A hundred and ninety seven dollars! That’s what it’s going to cost me to renew my British Passport. Or rather my European Community/United Kingdom of Great Britain and Northern Ireland Passport. Throw in all those European countries and I suppose it’s a good deal. Even though I am renewing, there is a long form, with several pages of notes and an additional category of Interpretation defining illegitimacy and containing lists of arcane qualifying territories. Before today I had never heard of the Henderson, Ducie and Oeno Islands.
At least I will not have to deal with a countersignature:That person should be a British citizen, other British national or Commonwealth citizen who is a member of Parliament, Justice of the Peace, Minister of Religion, Bank Officer, Established Civil Servant, or professionally qualified person, e.g. Lawyer, Engineer, Doctor, School Teacher, Police Officer or a person of similar standing.
There is something charmingly Dickensian about that list. I still remember getting my original passport application countersigned. I was sixteen and my countersigner was the Reverend Gordon Francis Hulbert Girling, Vicar, St. George’s Church, Enfield. Amazing the things we remember!
Then there is the matter of a passport photo. It will probably show the same wrinkly, grey haired woman who turned up on my driver’s license. Note 10 covers photographs. Normally the British write even their instructions in flawless English, but the author of this document was probably rather taken aback at the content of the sentence: Provided they show the full face, religious head covering need not be removed,
resulting in a rather ungraceful bit of syntax.

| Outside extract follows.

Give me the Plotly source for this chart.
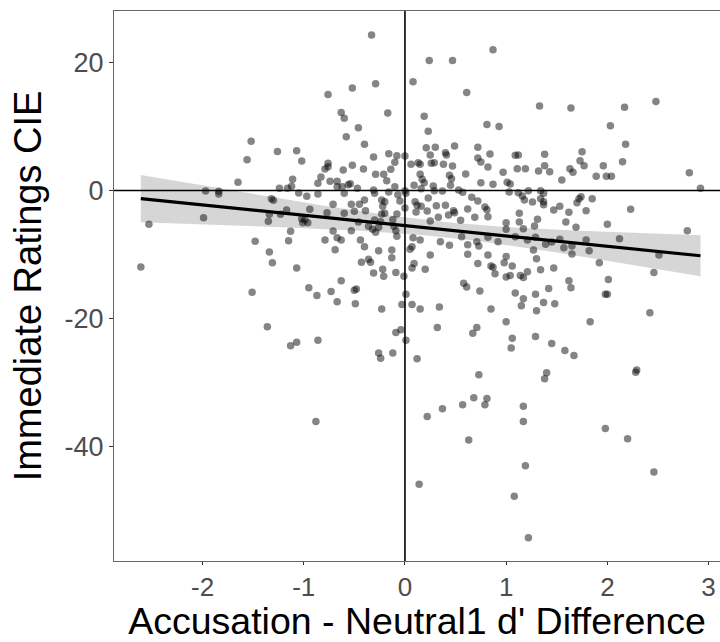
import numpy as np
import plotly.graph_objects as go

# Accusation - Neutral1 d' difference (x) and Immediate Ratings CIE (y)
x_vals = [
    -0.33, -0.76, -0.52, -0.29, -0.63, -0.60, -0.17, -0.46, -0.58, 0.87,
    0.24, 0.47, 0.08, 0.61, 0.19, 0.23, 0.81, 0.93, 1.33, 1.64,
    2.17, 2.48, 2.03, -1.52, -1.26, -1.07, -1.56, -1.02, -1.65, -1.11,
    -1.12, -1.97, -1.84, -1.84, -1.24, -1.16, -1.05, -0.97, -1.32, -1.30,
    -1.17, -0.94, -1.34, -1.23, -1.02, -0.99, -0.96, -1.01, -1.35, -1.99,
    -2.53, -1.13, -1.15, -1.48, -1.34,
    -0.40, 0.21, 0.30, 0.49, 0.72, 0.40, 0.41, 0.25, -0.16, -0.08,
    -0.31, 0.84, 1.09, 0.72, 0.00, -0.10, 0.13, 0.15, 0.26, 0.29,
    0.06, 0.38, 0.47, 0.75, 0.82, -0.76, -0.76, -0.79, -0.52, -0.41,
    -0.61, -0.14, -0.29, -0.21, -0.18, 0.15, 0.60, 0.97, 0.44, 0.46,
    0.17, 0.19, -0.83, -0.74, -0.67, -0.86, -0.67, -0.54, -0.56, -0.62,
    -0.47, -0.10, 0.09, 0.28, 0.45, 0.75, 0.87, 1.01, 1.04, -0.31,
    -0.30, -0.16, -0.07, 0.00, 0.01, 0.16, 0.29, 0.37, 0.53, 0.57,
    1.03, -0.86, -0.60, -0.23, -0.40, -0.20, -0.05, 0.10, 0.23, 0.66,
    0.72, -0.45, -0.53, -0.71, -0.22, 0.12, 0.16, 0.31, 0.40, 0.48,
    0.49, 0.62, 0.79, 0.81, 0.00, 0.11, 0.22, 0.43, 0.55, 0.33,
    0.69, 0.82, -0.23, -0.20, -0.39, -0.50, -0.60, -0.77, -0.08, -0.12,
    0.25, -0.30, -0.24, -0.46, -0.36, -0.11, 1.00, 1.00, -0.53, -0.71,
    -0.32, -0.26, -0.09, -0.29, -0.08, -0.67, -0.63, -0.79, -0.44, 0.08,
    0.15, 0.56, 0.82, 0.71, 0.73, 0.62, 0.92, 1.09, 0.35, 0.44,
    0.07, 0.05, -0.40, -0.26, -0.13, -0.69, 0.25, 0.62, 0.82, -0.13,
    -0.36, 1.00,
    1.12, 1.38, 1.75, 2.18, 1.73, 1.77, 1.96, 2.15, 1.11, 1.19,
    1.32, 1.38, 1.43, 1.63, 1.66, 1.55, 1.89, 1.99, 2.04, 2.81,
    2.92, 1.12, 1.22, 1.34, 1.37, 1.16, 1.18, 1.26, 1.34, 1.37,
    1.37, 1.74, 1.72, 1.70, 1.85, 1.53, 1.47, 1.62, 1.79, 2.23,
    1.13, 1.13, 1.31, 1.28, 1.17, 1.59, 1.69, 2.00, 2.79, 2.12,
    1.21, 1.29, 1.39, 1.45, 1.53, 1.79, 1.57, 1.65, 1.82, 1.27,
    1.65, 1.30, 2.51,
    -2.61, -1.31, -1.07, -1.51, -0.95, -1.36, -1.07, -1.13,
    -0.43, -0.34, -0.22, -0.21, -0.31, -0.09, -0.01, 0.07, 0.09, 0.20,
    -0.63, -0.73, -0.87, -0.50, -0.48, -0.67, -0.49, 0.01, -0.03, 0.07,
    0.15, 0.34, -0.23, 0.72, 0.85, 0.87, 0.98, 1.06, 0.89, 1.00,
    1.04, 0.58, 0.61, 0.74, 1.09, 0.85, 1.00, 0.71, 0.67, 0.32,
    -0.04, -0.09, 0.01, -0.86, -0.26, -0.24, -0.12, 0.12, 1.06, 1.05,
    0.73, 0.68, 0.81,
    1.14, 1.17, 1.21, 1.34, 1.47, 1.92, 1.62, 1.64, 2.01, 2.46,
    1.17, 1.29, 1.42, 1.15, 1.37, 1.48, 1.30, 1.98, 2.00, 2.42,
    1.83, 1.29, 1.45, 1.58, 1.67, 1.40, 1.38, 2.29, 2.28,
    -0.88, 0.22, 0.37, 0.57, 0.79, 0.63, 0.14, 1.08, 1.17, 1.17,
    1.98, 2.20, 1.19, 2.46, 1.22,
]

y_vals = [
    24.3, 15.0, 16.0, 16.7, 12.2, 11.3, 12.1, 9.8, 8.4, 22.0,
    20.3, 20.3, 17.0, 15.3, 11.6, 9.25, 10.3, 10.0, 13.2, 12.9,
    13.0, 13.9, 10.1, 7.7, 6.1, 6.2, 4.8, 4.6, 1.3, 1.75,
    0.66, -0.08, -0.1, -0.55, 0.34, 0.34, -0.39, -0.91, -1.28, -1.53,
    -3.05, -2.94, -3.72, -3.72, -4.41, -4.61, -5.03, -5.03, -4.81, -4.25,
    -5.28, -6.38, -7.84, -7.94, -9.61,
    7.22, 6.69, 6.75, 6.95, 6.75, 5.91, 5.55, 5.55, 5.75, 5.44,
    5.23, 5.70, 5.50, 5.08, 5.39, 4.41, 4.34, 4.09, 4.25, 4.34,
    4.09, 4.09, 3.83, 4.45, 3.67, 4.25, 3.72, 3.36, 3.94, 3.36,
    3.20, 3.31, 2.53, 2.53, 1.53, 2.53, 2.58, 2.84, 2.38, 1.84,
    1.75, 1.22, 2.11, 1.44, 1.44, 1.13, 0.59, 1.06, 0.91, 0.59,
    0.34, 0.59, 0.81, 0.70, 0.81, 1.22, 0.97, 1.28, 1.02, 0.08,
    -0.44, -0.23, -0.66, -0.03, -0.44, 0.28, -0.03, -0.08, 0.08, -0.28,
    -0.23, -0.55, -0.44, -1.48, -1.48, -1.75, -1.64, -1.75, -1.17, -1.06,
    -1.64, -2.16, -2.16, -2.16, -2.47, -2.31, -2.47, -2.38, -2.31, -3.16,
    -3.47, -2.89, -2.58, -3.00, -2.73, -3.36, -3.20, -3.83, -4.66, -4.19,
    -4.19, -4.09, -3.67, -3.56, -3.16, -3.25, -3.56, -3.47, -3.67, -4.56,
    -4.77, -4.61, -4.88, -4.92, -5.59, -5.59, -5.03, -6.06, -6.28, -6.33,
    -6.06, -5.75, -6.28, -6.53, -7.16, -7.38, -7.73, -7.73, -7.73, -7.38,
    -7.73, -7.22, -7.31, -8.00, -8.67, -8.47, -8.00, -7.22, -8.00, -8.56,
    -8.78, -9.19, -8.78, -9.41, -9.30, -9.25, -10.1, -9.97, -10.1, -10.5,
    -10.75, -10.3,
    5.55, 5.66, 6.06, 7.22, 4.66, 3.88, 3.88, 4.50, 3.41, 3.41,
    3.05, 3.88, 2.94, 3.41, 2.84, 1.64, 2.22, 2.22, 2.22, 2.78,
    0.34, -0.34, -0.03, -0.03, -0.44, -0.86, -1.48, -1.80, -1.28, -1.75,
    -2.22, -0.97, -1.28, -1.91, -1.28, -2.47, -3.05, -3.41, -3.16, -2.94,
    -3.56, -4.92, -4.50, -5.55, -5.97, -4.92, -5.75, -5.28, -6.28, -7.53,
    -7.73, -7.31, -8.41, -8.05, -7.63, -7.73, -8.94, -8.67, -9.41, -9.30,
    -9.92, -10.66, -10.1,
    -11.95, -11.3, -12.1, -15.9, -15.2, -21.3, -23.7, -24.25,
    -11.2, -11.2, -12.3, -13.4, -12.9, -12.8, -13.4, -12.1, -11.4, -12.3,
    -14.1, -15.8, -16.4, -15.6, -15.4, -17.4, -17.7, -16.2, -17.8, -17.8,
    -18.5, -18.2, -18.5, -11.4, -11.8, -12.0, -11.3, -11.8, -13.0, -13.5,
    -13.3, -14.5, -15.1, -15.7, -16.0, -18.5, -20.5, -21.4, -22.3, -21.4,
    -21.75, -22.2, -23.4, -23.4, -25.4, -26.2, -25.4, -26.3, -23.1, -24.6,
    -28.8, -32.4, -32.5,
    -13.3, -13.6, -12.7, -12.4, -12.1, -11.3, -14.1, -15.2, -13.9, -12.8,
    -16.9, -16.2, -15.3, -18.0, -17.5, -17.7, -18.8, -16.2, -16.2, -19.1,
    -20.5, -22.8, -23.9, -25.0, -25.8, -28.5, -29.4, -28.05, -28.4,
    -36.1, -35.3, -34.1, -33.5, -33.5, -39.0, -45.9, -47.8, -33.7, -36.1,
    -37.2, -38.8, -43.0, -44.0, -54.25,
]

x_ticks = [-2, -1, 0, 1, 2, 3]
y_ticks = [-40, -20, 0, 20]
x_title = "Accusation - Neutral1 d' Difference"
y_title = "Immediate Ratings CIE"

# linear model fit with 95% confidence band (as geom_smooth(method="lm"))
xa = np.array(x_vals)
ya = np.array(y_vals)
n = len(xa)
slope, intercept = np.polyfit(xa, ya, 1)
resid = ya - (intercept + slope * xa)
s = np.sqrt(np.sum(resid ** 2) / (n - 2))
sxx = np.sum((xa - xa.mean()) ** 2)
t_crit = 1.966
xg = np.linspace(xa.min(), xa.max(), 80)
yg = intercept + slope * xg
se = s * np.sqrt(1.0 / n + (xg - xa.mean()) ** 2 / sxx)
lo = yg - t_crit * se
hi = yg + t_crit * se

fig = go.Figure()
fig.add_trace(go.Scatter(
    x=np.concatenate([xg, xg[::-1]]), y=np.concatenate([hi, lo[::-1]]),
    fill="toself", fillcolor="rgba(153,153,153,0.4)", line=dict(width=0),
    mode="lines", hoverinfo="skip", showlegend=False))
fig.add_trace(go.Scatter(
    x=x_vals, y=y_vals, mode="markers",
    marker=dict(size=7.5, color="rgba(0,0,0,0.48)", line=dict(width=0)),
    showlegend=False))
fig.add_trace(go.Scatter(
    x=xg, y=yg, mode="lines", line=dict(color="black", width=3.2),
    showlegend=False))
fig.add_hline(y=0, line=dict(color="black", width=1.6))
fig.add_vline(x=0, line=dict(color="black", width=1.6))

font_family = "Liberation Sans, Arial, sans-serif"
fig.update_layout(
    width=720, height=642,
    margin=dict(l=114, r=0, t=11, b=81),
    paper_bgcolor="white", plot_bgcolor="white",
    font=dict(family=font_family),
    showlegend=False,
)
fig.update_xaxes(
    range=[-2.875, 3.113], tickvals=x_ticks, ticktext=[str(v) for v in x_ticks],
    showgrid=False, zeroline=False, showline=True, mirror=True,
    linecolor="#666666", linewidth=1,
    ticks="outside", ticklen=3, tickcolor="#333333",
    tickfont=dict(size=26, color="#4d4d4d"),
    title=dict(text=x_title, font=dict(size=37.5, color="black"), standoff=14),
)
fig.update_yaxes(
    range=[-57.9, 28.05], tickvals=y_ticks, ticktext=[str(v) for v in y_ticks],
    showgrid=False, zeroline=False, showline=True, mirror=False,
    linecolor="#666666", linewidth=1,
    ticks="outside", ticklen=4, tickcolor="#333333",
    tickfont=dict(size=27, color="#4d4d4d"),
    title=dict(text=y_title, font=dict(size=38, color="black"), standoff=11),
)

fig.write_html("out.html")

There is in our family an iconic passport photograph. It was taken in 1971, prior to a visit to England so the kids could spend some time with their grandparents. The children had to be added to Ernie’s American passport and the poor dears don’t look too happy about it. Is it any wonder that shortly after this, I entered a building with them where the Wayne County Health Department was administering immunizations, and was greeted with the query, “Are you from the Children’s Home?”
If a passport renewal seems a pain, wait until the Fall when I have to renew my “green card.” I am pretty sure you will be hearing about that.